-- start --

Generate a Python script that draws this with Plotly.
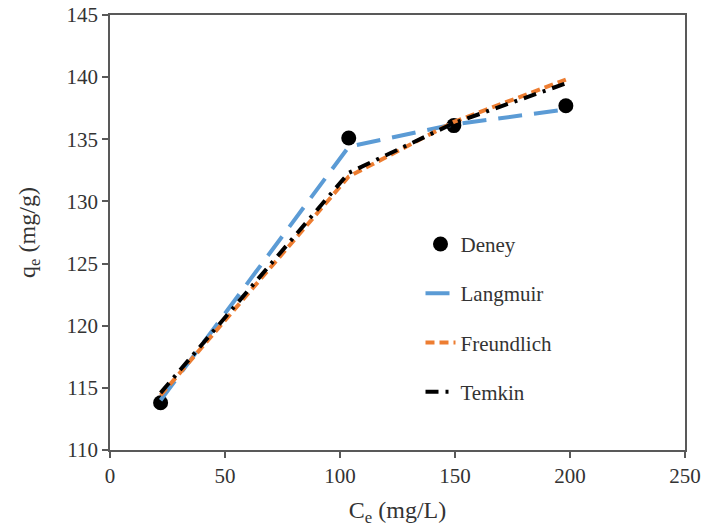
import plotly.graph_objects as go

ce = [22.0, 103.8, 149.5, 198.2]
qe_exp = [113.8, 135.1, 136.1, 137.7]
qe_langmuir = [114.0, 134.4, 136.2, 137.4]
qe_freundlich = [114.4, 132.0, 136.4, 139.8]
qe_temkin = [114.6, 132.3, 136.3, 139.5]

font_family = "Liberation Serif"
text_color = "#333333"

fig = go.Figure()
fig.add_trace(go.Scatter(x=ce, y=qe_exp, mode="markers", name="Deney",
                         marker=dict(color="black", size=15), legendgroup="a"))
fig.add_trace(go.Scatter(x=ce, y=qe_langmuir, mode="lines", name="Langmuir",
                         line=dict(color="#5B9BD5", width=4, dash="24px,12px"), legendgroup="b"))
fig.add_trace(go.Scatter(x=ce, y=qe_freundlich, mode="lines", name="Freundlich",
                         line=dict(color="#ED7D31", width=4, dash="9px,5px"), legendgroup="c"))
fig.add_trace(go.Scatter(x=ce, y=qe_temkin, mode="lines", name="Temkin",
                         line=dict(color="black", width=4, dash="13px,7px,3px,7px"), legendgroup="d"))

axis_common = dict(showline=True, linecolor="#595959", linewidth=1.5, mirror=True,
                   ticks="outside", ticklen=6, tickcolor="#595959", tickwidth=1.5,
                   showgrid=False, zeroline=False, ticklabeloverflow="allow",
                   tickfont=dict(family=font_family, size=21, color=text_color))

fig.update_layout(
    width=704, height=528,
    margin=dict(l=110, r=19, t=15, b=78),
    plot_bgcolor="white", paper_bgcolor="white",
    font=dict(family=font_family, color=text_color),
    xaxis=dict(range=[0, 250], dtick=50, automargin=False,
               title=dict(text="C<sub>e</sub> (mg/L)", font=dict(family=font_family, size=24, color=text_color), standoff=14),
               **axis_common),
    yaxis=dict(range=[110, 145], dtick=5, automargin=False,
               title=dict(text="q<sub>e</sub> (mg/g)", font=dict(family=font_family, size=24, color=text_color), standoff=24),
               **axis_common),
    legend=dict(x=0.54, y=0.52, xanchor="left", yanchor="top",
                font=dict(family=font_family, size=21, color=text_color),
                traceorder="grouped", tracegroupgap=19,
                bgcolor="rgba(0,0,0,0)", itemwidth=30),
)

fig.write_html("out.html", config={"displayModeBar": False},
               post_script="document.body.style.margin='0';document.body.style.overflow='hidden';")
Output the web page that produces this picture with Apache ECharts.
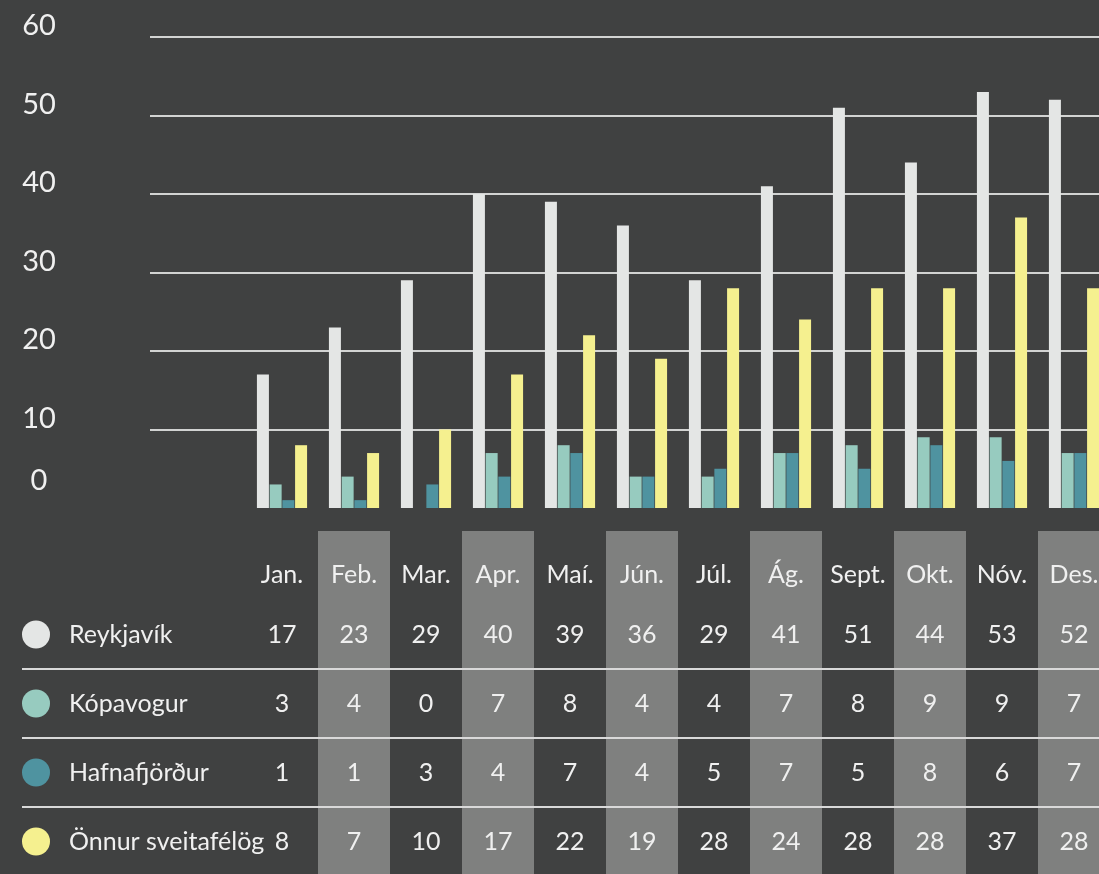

-- end --

**PROBLEM REQUIREMENTS:** Extract, from the listing above, every line where the string "with" occurs.

**EXERCISE ANSWER:**
Generate a Python script that draws this with Plotly.
Output the web page that produces this picture with Apache ECharts.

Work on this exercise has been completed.